Instruction – From the records below, please print only the lines from the one containing "Emit a Python" through the one containing "0.555, 0.54, 0.53, 0.51, 0.487, 0.452, 0.415, 0.376]", both included. Skip the pictures.
════════
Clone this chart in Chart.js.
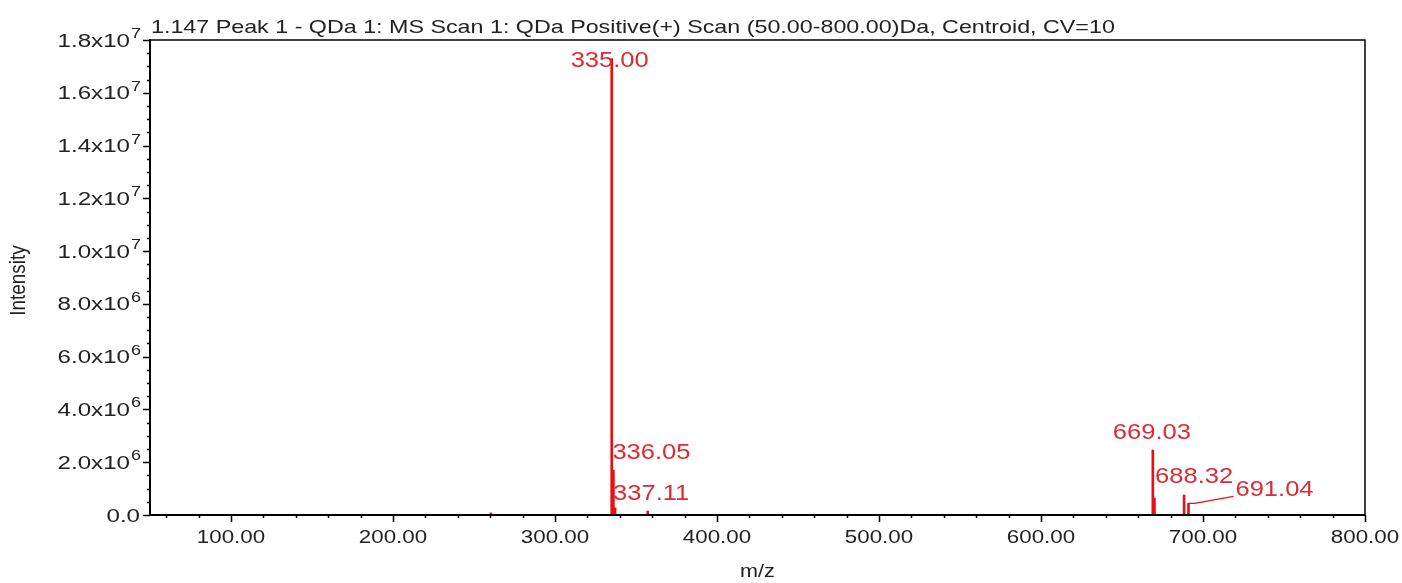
<!DOCTYPE html>
<html>
<head>
<meta charset="utf-8">
<script src="https://cdn.jsdelivr.net/npm/chart.js@4.4.1/dist/chart.umd.min.js"></script>
<style>
  body { margin: 0; background: #fff; }
  #wrap { width: 1402px; height: 583px; }
</style>
</head>
<body>
<div id="wrap"><canvas id="msChart" width="1402" height="583"></canvas></div>
<script>
// peak list
const mz = [260.4, 335.00, 336.05, 337.11, 357.2, 669.03, 670.03, 688.32, 691.04];
const intensity = [0.08e6, 17.3e6, 1.7e6, 0.27e6, 0.15e6, 2.46e6, 0.64e6, 0.76e6, 0.44e6];
const peakLabels = [null, '335.00', '336.05', '337.11', null, '669.03', null, '688.32', '691.04'];

// axis ticks
const xMajorTicks = [100, 200, 300, 400, 500, 600, 700, 800];
const xTickLabels = ['100.00', '200.00', '300.00', '400.00', '500.00', '600.00', '700.00', '800.00'];
const yMajorTicks = [0, 2e6, 4e6, 6e6, 8e6, 10e6, 12e6, 14e6, 16e6, 18e6];
const yTickMantissa = ['0.0', '2.0', '4.0', '6.0', '8.0', '1.0', '1.2', '1.4', '1.6', '1.8'];
const yTickExponent = ['', '6', '6', '6', '6', '7', '7', '7', '7', '7'];

const titleText = '1.147 Peak 1 - QDa 1: MS Scan 1: QDa Positive(+) Scan (50.00-800.00)Da, Centroid, CV=10';

// how each peak label sits relative to its peak top (pixels)
const labelPlace = {
  '335.00': { align: 'center', dx: -2, dy: -11 },
  '336.05': { align: 'left', dx: -1, dy: -11 },
  '337.11': { align: 'left', dx: -2, dy: -8 },
  '669.03': { align: 'center', dx: -1, dy: -11 },
  '688.32': { align: 'center', dx: 10, dy: -12 },
  '691.04': { align: 'left', dx: 47, dy: -7, leader: true }
};

const RED = '#e81010';
const LABEL_RED = '#dc2b35';
const FONT = '"Liberation Sans", Arial, sans-serif';

function stretchedText(ctx, text, x, y, align, sx) {
  ctx.save();
  ctx.translate(x, y);
  ctx.scale(sx, 1);
  ctx.textAlign = align;
  ctx.fillText(text, 0, 0);
  ctx.restore();
}

const spectrumDecor = {
  id: 'spectrumDecor',
  afterDraw(chart) {
    const ctx = chart.ctx;
    const area = chart.chartArea;
    const xs = chart.scales.x;
    const ys = chart.scales.y;

    ctx.save();
    ctx.textBaseline = 'alphabetic';

    // frame
    ctx.strokeStyle = '#000';
    ctx.lineWidth = 1.5;
    ctx.beginPath();
    ctx.moveTo(area.left, area.top);
    ctx.lineTo(area.right, area.top);
    ctx.lineTo(area.right, area.bottom);
    ctx.stroke();
    ctx.lineWidth = 2;
    ctx.beginPath();
    ctx.moveTo(area.left, area.top - 1);
    ctx.lineTo(area.left, area.bottom);
    ctx.lineTo(area.right, area.bottom);
    ctx.stroke();

    // x ticks
    ctx.lineWidth = 1.5;
    for (let v = 60; v <= 800; v += 20) {
      const px = Math.round(xs.getPixelForValue(v)) + 0.5;
      const major = xMajorTicks.includes(v);
      ctx.beginPath();
      ctx.moveTo(px, area.bottom);
      ctx.lineTo(px, area.bottom + (major ? 7 : 3));
      ctx.stroke();
    }
    // y ticks
    for (let v = 0; v <= 18e6; v += 5e5) {
      const py = Math.round(ys.getPixelForValue(v)) + 0.5;
      const major = yMajorTicks.includes(v);
      ctx.beginPath();
      ctx.moveTo(area.left, py);
      ctx.lineTo(area.left - (major ? 7 : 3), py);
      ctx.stroke();
    }

    // x tick labels
    ctx.fillStyle = '#222';
    ctx.font = '18px ' + FONT;
    xMajorTicks.forEach((v, i) => {
      stretchedText(ctx, xTickLabels[i], xs.getPixelForValue(v), area.bottom + 28, 'center', 1.24);
    });

    // y tick labels with superscript exponent
    yMajorTicks.forEach((v, i) => {
      const py = ys.getPixelForValue(v);
      const rightEdge = area.left - 9;
      let supW = 0;
      if (yTickExponent[i]) {
        ctx.font = '15px ' + FONT;
        supW = ctx.measureText(yTickExponent[i]).width * 1.2;
        stretchedText(ctx, yTickExponent[i], rightEdge, py - 2, 'right', 1.2);
      }
      ctx.font = '18px ' + FONT;
      const main = yTickExponent[i] ? yTickMantissa[i] + 'x10' : yTickMantissa[i];
      stretchedText(ctx, main, rightEdge - supW - 1, py + 6.5, 'right', 1.34);
    });

    // title
    ctx.font = '19px ' + FONT;
    stretchedText(ctx, titleText, area.left + 1, area.top - 7, 'left', 1.225);

    // axis titles
    ctx.font = '18px ' + FONT;
    stretchedText(ctx, 'm/z', (area.left + area.right) / 2, 577, 'center', 1.2);
    ctx.save();
    ctx.translate(25, (area.top + area.bottom) / 2 + 3);
    ctx.rotate(-Math.PI / 2);
    ctx.scale(1.05, 1.2);
    ctx.textAlign = 'center';
    ctx.fillText('Intensity', 0, 0);
    ctx.restore();

    // peak labels
    ctx.font = '22px ' + FONT;
    ctx.fillStyle = LABEL_RED;
    ctx.strokeStyle = RED;
    ctx.lineWidth = 1.2;
    mz.forEach((m, i) => {
      const text = peakLabels[i];
      if (!text) return;
      const place = labelPlace[text];
      const px = xs.getPixelForValue(m);
      const py = ys.getPixelForValue(intensity[i]);
      const baseline = Math.max(py + place.dy, area.top + 27);
      const lx = px + place.dx;
      stretchedText(ctx, text, lx, baseline, place.align, 1.16);
      if (place.leader) {
        ctx.beginPath();
        ctx.moveTo(px, py);
        ctx.lineTo(px + 6, py);
        ctx.lineTo(lx - 2, baseline);
        ctx.stroke();
      }
    });

    ctx.restore();
  }
};

new Chart(document.getElementById('msChart'), {
  type: 'bar',
  data: {
    datasets: [{
      data: mz.map((m, i) => ({ x: m, y: intensity[i] })),
      backgroundColor: RED,
      borderWidth: 0,
      barThickness: 2
    }]
  },
  options: {
    responsive: false,
    animation: false,
    layout: { padding: { left: 150, right: 37, top: 40, bottom: 68 } },
    plugins: { legend: { display: false }, tooltip: { enabled: false } },
    scales: {
      x: { type: 'linear', min: 50, max: 800, offset: false, display: false },
      y: { type: 'linear', min: 0, max: 18e6, display: false }
    }
  },
  plugins: [spectrumDecor]
});
</script>
</body>
</html>
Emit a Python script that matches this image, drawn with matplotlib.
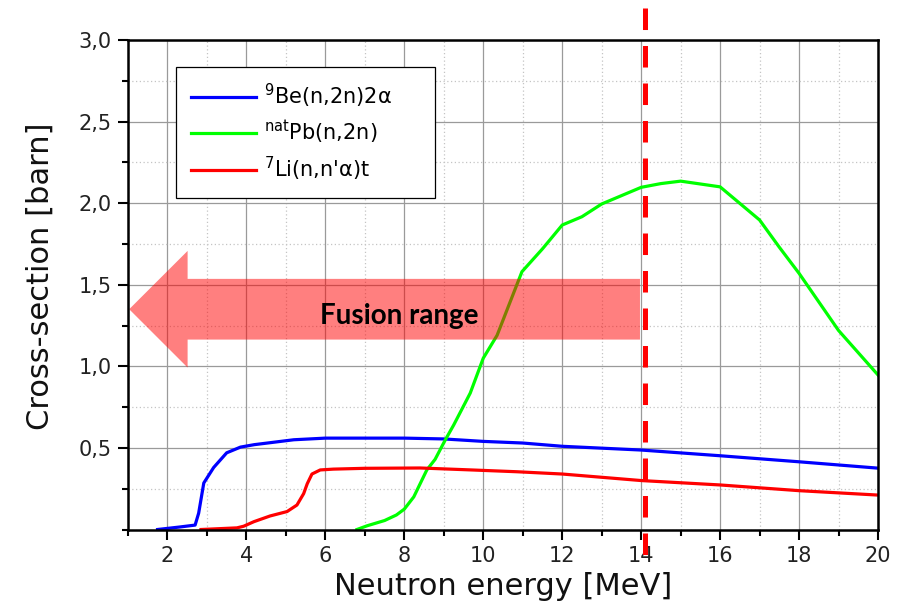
import matplotlib
matplotlib.use("Agg")
import matplotlib.pyplot as plt
from matplotlib.patches import FancyArrow
from matplotlib.ticker import FixedLocator, MultipleLocator, NullFormatter

# ---------------- data ----------------
be_energy = [1.75, 2.3, 2.7, 2.79, 2.92, 3.17, 3.5, 3.85, 4.2, 5.2, 6.0, 7.0, 8.0,
             9.0, 10.0, 11.0, 12.0, 14.0, 16.0, 18.0, 20.0]
be_xs = [0.0, 0.015, 0.027, 0.10, 0.285, 0.38, 0.47, 0.505, 0.52, 0.55, 0.56, 0.56, 0.56,
         0.555, 0.54, 0.53, 0.51, 0.487, 0.452, 0.415, 0.376]

pb_energy = [6.8, 7.06, 7.5, 7.8, 8.0, 8.24, 8.41, 8.57, 8.78, 9.04, 9.25, 9.67, 10.0,
             10.35, 10.98, 11.5, 12.0, 12.5, 13.0, 14.0, 14.5, 15.0, 16.0, 17.0, 17.5,
             18.0, 19.0, 20.0]
pb_xs = [0.0, 0.023, 0.055, 0.089, 0.125, 0.2, 0.285, 0.365, 0.43, 0.55, 0.64, 0.836, 1.05,
         1.19, 1.58, 1.72, 1.866, 1.917, 1.995, 2.097, 2.12, 2.135, 2.10, 1.897, 1.73,
         1.57, 1.22, 0.947]

li_energy = [2.85, 3.76, 3.93, 4.19, 4.6, 5.03, 5.28, 5.45, 5.54, 5.66, 5.87, 6.2, 7.0,
             8.4, 9.7, 10.85, 12.0, 14.0, 16.0, 18.0, 20.0]
li_xs = [0.0, 0.01, 0.02, 0.048, 0.083, 0.11, 0.15, 0.22, 0.28, 0.34, 0.365, 0.370, 0.375,
         0.377, 0.365, 0.354, 0.34, 0.30, 0.273, 0.238, 0.211]

series_labels = [r"$^{9}$Be(n,2n)2α", r"$^{\mathregular{nat}}$Pb(n,2n)", r"$^{7}$Li(n,n'α)t"]
series_colors = ["#0000ff", "#00ff00", "#ff0000"]

x_ticks = [2, 4, 6, 8, 10, 12, 14, 16, 18, 20]
x_tick_labels = ["2", "4", "6", "8", "10", "12", "14", "16", "18", "20"]
y_ticks = [0.5, 1.0, 1.5, 2.0, 2.5, 3.0]
y_tick_labels = ["0,5", "1,0", "1,5", "2,0", "2,5", "3,0"]

fusion_energy = 14.1          # dashed marker line
arrow_tail = 13.97            # fusion range arrow (tail -> tip)
arrow_tip = 1.03
arrow_level = 1.35
arrow_text = "Fusion range"

x_label = "Neutron energy [MeV]"
y_label = "Cross-section [barn]"

# ---------------- figure ----------------
fig = plt.figure(figsize=(9.02, 6.03), dpi=100)
fig.patch.set_facecolor("white")
ax = fig.add_axes([128 / 902, (603 - 529.5) / 603, 750 / 902, 489.5 / 603])
ax.set_facecolor("none")

ax.set_xlim(1, 20)
ax.set_ylim(0, 3.0)

ax.xaxis.set_major_locator(FixedLocator(x_ticks))
ax.set_xticklabels(x_tick_labels)
ax.xaxis.set_minor_locator(MultipleLocator(1))
ax.yaxis.set_major_locator(FixedLocator(y_ticks))
ax.set_yticklabels(y_tick_labels)
ax.yaxis.set_minor_locator(MultipleLocator(0.25))
ax.xaxis.set_minor_formatter(NullFormatter())
ax.yaxis.set_minor_formatter(NullFormatter())

ax.tick_params(axis="both", which="major", direction="out", length=7, width=1.5,
               color="black", labelsize=15, labelcolor="#222222", pad=5)
ax.tick_params(axis="both", which="minor", direction="out", length=4, width=1.5,
               color="black")
for lab in ax.get_xticklabels() + ax.get_yticklabels():
    lab.set_family("DejaVu Sans")

ax.grid(True, which="major", color="#9a9a9a", linewidth=0.9, zorder=0)
ax.grid(True, which="minor", color="#c4c4c4", linewidth=0.9, linestyle=(0, (1, 2)), zorder=0)
ax.set_axisbelow(True)

for side in ["left", "bottom", "top", "right"]:
    ax.spines[side].set_linewidth(1.8)
    ax.spines[side].set_color("black")
    ax.spines[side].set_zorder(5)

# curves
energies = [be_energy, pb_energy, li_energy]
values = [be_xs, pb_xs, li_xs]
for e, v, lab, c in zip(energies, values, series_labels, series_colors):
    ax.plot(e, v, color=c, linewidth=2.3, label=lab, zorder=3, solid_joinstyle="round")

# fusion range arrow
arrow = FancyArrow(arrow_tail, arrow_level, arrow_tip - arrow_tail, 0,
                   width=0.372, head_width=0.715, head_length=1.48,
                   length_includes_head=True, color="#ff0000", alpha=0.5,
                   linewidth=0, zorder=4)
ax.add_patch(arrow)
ax.text(7.87, 1.257, arrow_text, ha="center", va="baseline", fontsize=20,
        fontweight="bold", family="Lato", color="black", zorder=7)

# dashed 14 MeV line, extending past the frame
ax.plot([fusion_energy, fusion_energy], [3.196, -0.193], color="#ff0000",
        linewidth=3.6, dashes=(15.5 / 3.6, 11.5 / 3.6), clip_on=False, zorder=6,
        solid_capstyle="butt", dash_capstyle="butt")

# legend
leg = ax.legend(loc="upper left", bbox_to_anchor=(0.064, 0.687, 0.345, 0.258),
                mode="expand", borderaxespad=0, frameon=True, fancybox=False,
                framealpha=1, edgecolor="black", borderpad=0.7, labelspacing=0.42,
                handlelength=3.15, handletextpad=0.35,
                prop={"family": "DejaVu Sans", "size": 15})
leg.get_frame().set_linewidth(0.9)
for line in leg.get_lines():
    line.set_linewidth(2.3)
leg.set_zorder(8)

# axis labels
ax.set_xlabel(x_label, fontsize=22, family="DejaVu Sans", color="#111111")
ax.xaxis.set_label_coords(0.5, -0.1338)
ax.xaxis.label.set_va("baseline")
ax.set_ylabel(y_label, fontsize=22, family="DejaVu Sans", color="#111111")
ax.yaxis.set_label_coords(-0.117, 0.517)
ax.yaxis.label.set_va("center")

fig.savefig("out.png", dpi=100, facecolor="white")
════════
Reply –
Emit a Python script that matches this image, drawn with matplotlib.
import matplotlib
matplotlib.use("Agg")
import matplotlib.pyplot as plt
from matplotlib.patches import FancyArrow
from matplotlib.ticker import FixedLocator, MultipleLocator, NullFormatter

# ---------------- data ----------------
be_energy = [1.75, 2.3, 2.7, 2.79, 2.92, 3.17, 3.5, 3.85, 4.2, 5.2, 6.0, 7.0, 8.0,
             9.0, 10.0, 11.0, 12.0, 14.0, 16.0, 18.0, 20.0]
be_xs = [0.0, 0.015, 0.027, 0.10, 0.285, 0.38, 0.47, 0.505, 0.52, 0.55, 0.56, 0.56, 0.56,
         0.555, 0.54, 0.53, 0.51, 0.487, 0.452, 0.415, 0.376]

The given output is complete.